- _Exercise goal_
Pictures do not belong in the copy, so please give every entry below again exactly.

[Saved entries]
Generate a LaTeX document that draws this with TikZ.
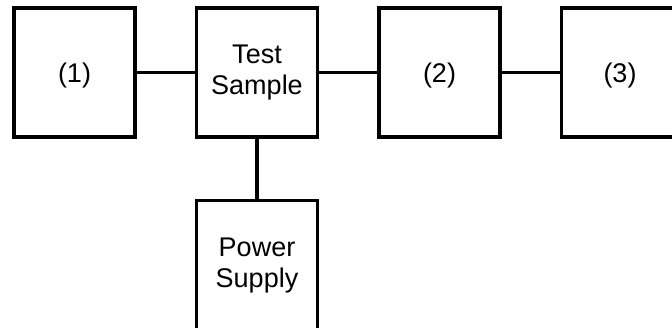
\documentclass[tikz,border=0pt]{standalone}
\usepackage{fontspec}
\setmainfont{Liberation Sans}
\tikzset{
  blk/.style={draw=black, line width=3.2pt, minimum width=121pt, minimum height=129pt, inner sep=0pt, align=center,
    font=\fontsize{27}{31}\selectfont},
  lbl/.style={inner sep=0pt, font=\fontsize{27}{31}\selectfont},
  wire/.style={draw=black, line width=3.2pt}
}
\begin{document}
\begin{tikzpicture}[x=1pt,y=1pt]
\useasboundingbox (0,0) rectangle (672,327);
\clip (0,0) rectangle (672,327);
\node[blk] (b1) at (74.5,254.5) {};
\node[blk] (ts) at (257,254.5) {Test\\Sample};
\node[blk] (b2) at (439.5,254.5) {};
\node[blk] (b3) at (622,254.5) {};
\node[blk] (ps) at (257,61.8) {Power\\Supply};
\node[lbl, anchor=base] (t1) at (74.5,244) {(1)};
\node[lbl, anchor=base] (t2) at (439.5,244) {(2)};
\node[lbl, anchor=base] (t3) at (620,244) {(3)};
\draw[wire] (b1.east) -- (ts.west);
\draw[wire] (ts.east) -- (b2.west);
\draw[wire] (b2.east) -- (b3.west);
\draw[wire] (ts.south) -- (ps.north);
\end{tikzpicture}
\end{document}
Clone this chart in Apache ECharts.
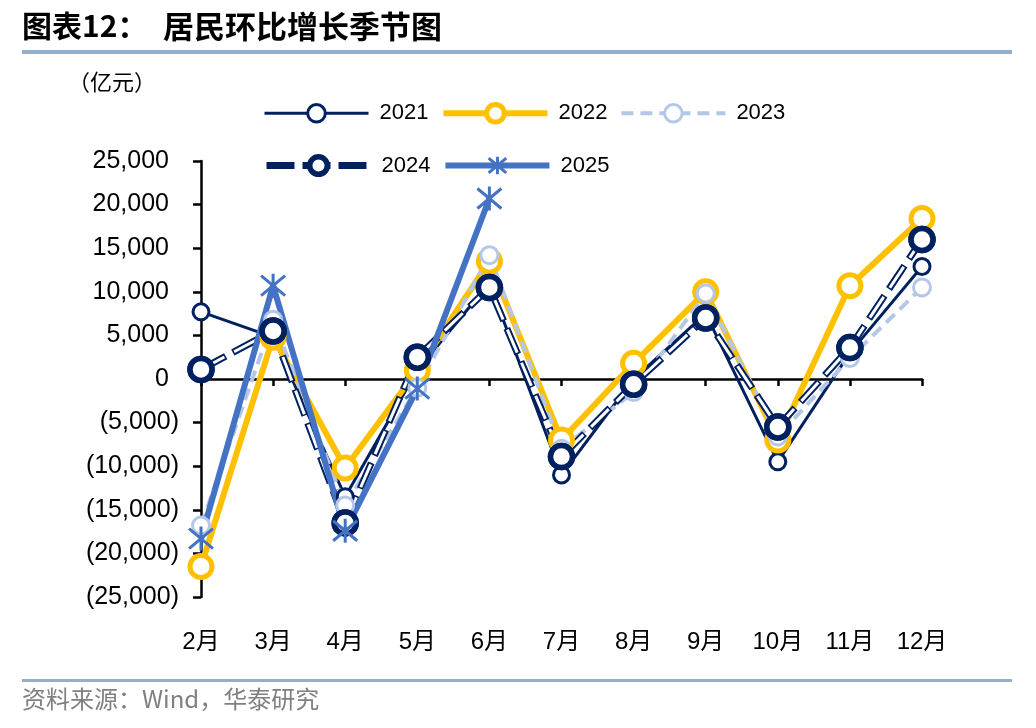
<!DOCTYPE html>
<html><head><meta charset="utf-8">
<script src="https://cdn.jsdelivr.net/npm/echarts@6/dist/echarts.min.js"></script>
<style>html,body{margin:0;padding:0;background:#fff}#c{width:1036px;height:728px}</style>
</head><body><div id="c"></div>
<script>
const categories = ['2月','3月','4月','5月','6月','7月','8月','9月','10月','11月','12月'];
const s2021 = [7700, 4800, -13500, 1000, 11000, -11000, 0, 7500, -9500, 3000, 12900];
const s2022 = [-21500, 4800, -10200, 1000, 13500, -7000, 1800, 10000, -7000, 10700, 18400];
const s2023 = [-16800, 6800, -14500, -1000, 14200, -8000, -1500, 9800, -6600, 2400, 10500];
const s2024 = [1100, 5500, -16500, 2500, 10500, -8900, -600, 7000, -5500, 3600, 16000];
const s2025 = [-18300, 10700, -17400, -1100, 20700];
const yMin = -25000, yMax = 25000, yStep = 5000;

const NAVY = '#002060', GOLD = '#FFC000', LIGHT = '#B4C7E7', BLUE = '#4472C4';
const FONT = '"Liberation Sans", "Noto Sans CJK SC", sans-serif';

function fmtY(v){
  const s = Math.abs(v).toLocaleString('en-US');
  return v < 0 ? '(' + s + ')' : '{p|' + s + '}';
}

const chart = echarts.init(document.getElementById('c'), null, {renderer:'canvas'});
const legendCommon = {
  left: 258, itemWidth: 104, itemHeight: 22, itemGap: 12,
  textStyle: {fontSize: 22, fontFamily: FONT, color: '#000', padding: [0,0,0,6]},
  lineStyle: {width: 'inherit'}, itemStyle: {borderWidth: 'inherit'},
  selectedMode: false
};
chart.setOption({
  animation: false,
  backgroundColor: '#fff',
  grid: {left: 201, right: 114, top: 161, bottom: 131, containLabel: false},
  legend: [
    Object.assign({}, legendCommon, {top: 97, data: ['2021','2022','2023']}),
    Object.assign({}, legendCommon, {top: 149, data: ['2024','2025']})
  ],
  xAxis: [
    {type: 'category', data: categories, boundaryGap: false, position: 'bottom',
     axisLine: {show: true, onZero: true, lineStyle: {color: '#000', width: 2.5}},
     axisTick: {show: true, length: 7, lineStyle: {color: '#000', width: 2.5}},
     axisLabel: {show: false}, splitLine: {show: false}},
    {type: 'category', data: categories, boundaryGap: false, position: 'bottom',
     axisLine: {show: false, onZero: false}, axisTick: {show: false},
     axisLabel: {show: true, fontSize: 24, fontFamily: FONT, color: '#000', margin: 33},
     splitLine: {show: false}}
  ],
  yAxis: {type: 'value', min: yMin, max: yMax, interval: yStep,
    axisLine: {show: true, onZero: false, lineStyle: {color: '#000', width: 2.5}},
    axisTick: {show: true, length: 8, lineStyle: {color: '#000', width: 2.5}},
    splitLine: {show: false},
    axisLabel: {fontSize: 25, fontFamily: FONT, color: '#000', margin: 22, formatter: fmtY,
      rich: {p: {fontSize: 25, fontFamily: FONT, color: '#000', padding: [0, 10, 0, 0]}}}
  },
  graphic: [
    {type: 'text', left: 22, top: 11, style: {text: '图表12：', font: 'bold 30px "Noto Sans CJK SC"', fill: '#000'}},
    {type: 'text', left: 163, top: 11, style: {text: '居民环比增长季节图', font: 'bold 31px "Noto Sans CJK SC"', fill: '#000'}},
    {type: 'rect', shape: {x: 22, y: 50, width: 990, height: 4}, style: {fill: '#94AECB'}},
    {type: 'text', left: 68, top: 71, style: {text: '（亿元）', font: '22px "Noto Sans CJK SC"', fill: '#000'}},
    {type: 'rect', shape: {x: 22, y: 679, width: 990, height: 3}, style: {fill: '#94AECB'}},
    {type: 'text', left: 22, top: 687, style: {text: '资料来源：Wind，华泰研究', font: '24px "Noto Sans CJK SC"', fill: '#808080'}}
  ],
  series: [
    {name: '2021', type: 'line', data: s2021, symbol: 'circle', symbolSize: 16,
     lineStyle: {color: NAVY, width: 3}, itemStyle: {color: '#fff', borderColor: NAVY, borderWidth: 3}},
    {name: '2022', type: 'line', data: s2022, symbol: 'circle', symbolSize: 22,
     lineStyle: {color: GOLD, width: 6}, itemStyle: {color: '#fff', borderColor: GOLD, borderWidth: 5}},
    {name: '2023', type: 'line', data: s2023, symbol: 'circle', symbolSize: 17,
     lineStyle: {color: LIGHT, width: 4, type: [12, 7]}, itemStyle: {color: '#fff', borderColor: LIGHT, borderWidth: 3}},
    {name: '2024', type: 'line', data: s2024, symbol: 'circle', symbolSize: 22,
     lineStyle: {color: NAVY, width: 7, type: [28, 8]}, itemStyle: {color: '#fff', borderColor: NAVY, borderWidth: 5.5}},
    {name: '2024', type: 'line', data: s2024, symbol: 'none', silent: true,
     lineStyle: {color: '#fff', width: 3, type: [25, 11], dashOffset: 34.5}},
    {name: '2024', type: 'line', data: s2024, symbol: 'circle', symbolSize: 22, silent: true,
     lineStyle: {width: 0, opacity: 0}, itemStyle: {color: '#fff', borderColor: NAVY, borderWidth: 5.5}},
    {name: '2025', type: 'line', data: s2025, symbol: 'path://M0,0L20,20M20,0L0,20M10,-2L10,22', symbolSize: 24,
     lineStyle: {color: BLUE, width: 6}, itemStyle: {color: BLUE, borderColor: BLUE, borderWidth: 3}}
  ]
});
</script></body></html>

- _Result of this task_
Generate a LaTeX document that draws this with TikZ.
\documentclass[tikz,border=0pt]{standalone}
\usepackage{fontspec}
\setmainfont{Liberation Sans}
\tikzset{
  blk/.style={draw=black, line width=3.2pt, minimum width=121pt, minimum height=129pt, inner sep=0pt, align=center,
    font=\fontsize{27}{31}\selectfont},
  lbl/.style={inner sep=0pt, font=\fontsize{27}{31}\selectfont},
  wire/.style={draw=black, line width=3.2pt}
}
\begin{document}
\begin{tikzpicture}[x=1pt,y=1pt]
\useasboundingbox (0,0) rectangle (672,327);
\clip (0,0) rectangle (672,327);
\node[blk] (b1) at (74.5,254.5) {};
\node[blk] (ts) at (257,254.5) {Test\\Sample};
\node[blk] (b2) at (439.5,254.5) {};
\node[blk] (b3) at (622,254.5) {};
\node[blk] (ps) at (257,61.8) {Power\\Supply};
\node[lbl, anchor=base] (t1) at (74.5,244) {(1)};
\node[lbl, anchor=base] (t2) at (439.5,244) {(2)};
\node[lbl, anchor=base] (t3) at (620,244) {(3)};
\draw[wire] (b1.east) -- (ts.west);
\draw[wire] (ts.east) -- (b2.west);
\draw[wire] (b2.east) -- (b3.west);
\draw[wire] (ts.south) -- (ps.north);
\end{tikzpicture}
\end{document}
Clone this chart in Apache ECharts.
<!DOCTYPE html>
<html><head><meta charset="utf-8">
<script src="https://cdn.jsdelivr.net/npm/echarts@6/dist/echarts.min.js"></script>
<style>html,body{margin:0;padding:0;background:#fff}#c{width:1036px;height:728px}</style>
</head><body><div id="c"></div>
<script>
const categories = ['2月','3月','4月','5月','6月','7月','8月','9月','10月','11月','12月'];
const s2021 = [7700, 4800, -13500, 1000, 11000, -11000, 0, 7500, -9500, 3000, 12900];
const s2022 = [-21500, 4800, -10200, 1000, 13500, -7000, 1800, 10000, -7000, 10700, 18400];
const s2023 = [-16800, 6800, -14500, -1000, 14200, -8000, -1500, 9800, -6600, 2400, 10500];
const s2024 = [1100, 5500, -16500, 2500, 10500, -8900, -600, 7000, -5500, 3600, 16000];
const s2025 = [-18300, 10700, -17400, -1100, 20700];
const yMin = -25000, yMax = 25000, yStep = 5000;

const NAVY = '#002060', GOLD = '#FFC000', LIGHT = '#B4C7E7', BLUE = '#4472C4';
const FONT = '"Liberation Sans", "Noto Sans CJK SC", sans-serif';

function fmtY(v){
  const s = Math.abs(v).toLocaleString('en-US');
  return v < 0 ? '(' + s + ')' : '{p|' + s + '}';
}

const chart = echarts.init(document.getElementById('c'), null, {renderer:'canvas'});
const legendCommon = {
  left: 258, itemWidth: 104, itemHeight: 22, itemGap: 12,
  textStyle: {fontSize: 22, fontFamily: FONT, color: '#000', padding: [0,0,0,6]},
  lineStyle: {width: 'inherit'}, itemStyle: {borderWidth: 'inherit'},
  selectedMode: false
};
chart.setOption({
  animation: false,
  backgroundColor: '#fff',
  grid: {left: 201, right: 114, top: 161, bottom: 131, containLabel: false},
  legend: [
    Object.assign({}, legendCommon, {top: 97, data: ['2021','2022','2023']}),
    Object.assign({}, legendCommon, {top: 149, data: ['2024','2025']})
  ],
  xAxis: [
    {type: 'category', data: categories, boundaryGap: false, position: 'bottom',
     axisLine: {show: true, onZero: true, lineStyle: {color: '#000', width: 2.5}},
     axisTick: {show: true, length: 7, lineStyle: {color: '#000', width: 2.5}},
     axisLabel: {show: false}, splitLine: {show: false}},
    {type: 'category', data: categories, boundaryGap: false, position: 'bottom',
     axisLine: {show: false, onZero: false}, axisTick: {show: false},
     axisLabel: {show: true, fontSize: 24, fontFamily: FONT, color: '#000', margin: 33},
     splitLine: {show: false}}
  ],
  yAxis: {type: 'value', min: yMin, max: yMax, interval: yStep,
    axisLine: {show: true, onZero: false, lineStyle: {color: '#000', width: 2.5}},
    axisTick: {show: true, length: 8, lineStyle: {color: '#000', width: 2.5}},
    splitLine: {show: false},
    axisLabel: {fontSize: 25, fontFamily: FONT, color: '#000', margin: 22, formatter: fmtY,
      rich: {p: {fontSize: 25, fontFamily: FONT, color: '#000', padding: [0, 10, 0, 0]}}}
  },
  graphic: [
    {type: 'text', left: 22, top: 11, style: {text: '图表12：', font: 'bold 30px "Noto Sans CJK SC"', fill: '#000'}},
    {type: 'text', left: 163, top: 11, style: {text: '居民环比增长季节图', font: 'bold 31px "Noto Sans CJK SC"', fill: '#000'}},
    {type: 'rect', shape: {x: 22, y: 50, width: 990, height: 4}, style: {fill: '#94AECB'}},
    {type: 'text', left: 68, top: 71, style: {text: '（亿元）', font: '22px "Noto Sans CJK SC"', fill: '#000'}},
    {type: 'rect', shape: {x: 22, y: 679, width: 990, height: 3}, style: {fill: '#94AECB'}},
    {type: 'text', left: 22, top: 687, style: {text: '资料来源：Wind，华泰研究', font: '24px "Noto Sans CJK SC"', fill: '#808080'}}
  ],
  series: [
    {name: '2021', type: 'line', data: s2021, symbol: 'circle', symbolSize: 16,
     lineStyle: {color: NAVY, width: 3}, itemStyle: {color: '#fff', borderColor: NAVY, borderWidth: 3}},
    {name: '2022', type: 'line', data: s2022, symbol: 'circle', symbolSize: 22,
     lineStyle: {color: GOLD, width: 6}, itemStyle: {color: '#fff', borderColor: GOLD, borderWidth: 5}},
    {name: '2023', type: 'line', data: s2023, symbol: 'circle', symbolSize: 17,
     lineStyle: {color: LIGHT, width: 4, type: [12, 7]}, itemStyle: {color: '#fff', borderColor: LIGHT, borderWidth: 3}},
    {name: '2024', type: 'line', data: s2024, symbol: 'circle', symbolSize: 22,
     lineStyle: {color: NAVY, width: 7, type: [28, 8]}, itemStyle: {color: '#fff', borderColor: NAVY, borderWidth: 5.5}},
    {name: '2024', type: 'line', data: s2024, symbol: 'none', silent: true,
     lineStyle: {color: '#fff', width: 3, type: [25, 11], dashOffset: 34.5}},
    {name: '2024', type: 'line', data: s2024, symbol: 'circle', symbolSize: 22, silent: true,
     lineStyle: {width: 0, opacity: 0}, itemStyle: {color: '#fff', borderColor: NAVY, borderWidth: 5.5}},
    {name: '2025', type: 'line', data: s2025, symbol: 'path://M0,0L20,20M20,0L0,20M10,-2L10,22', symbolSize: 24,
     lineStyle: {color: BLUE, width: 6}, itemStyle: {color: BLUE, borderColor: BLUE, borderWidth: 3}}
  ]
});
</script></body></html>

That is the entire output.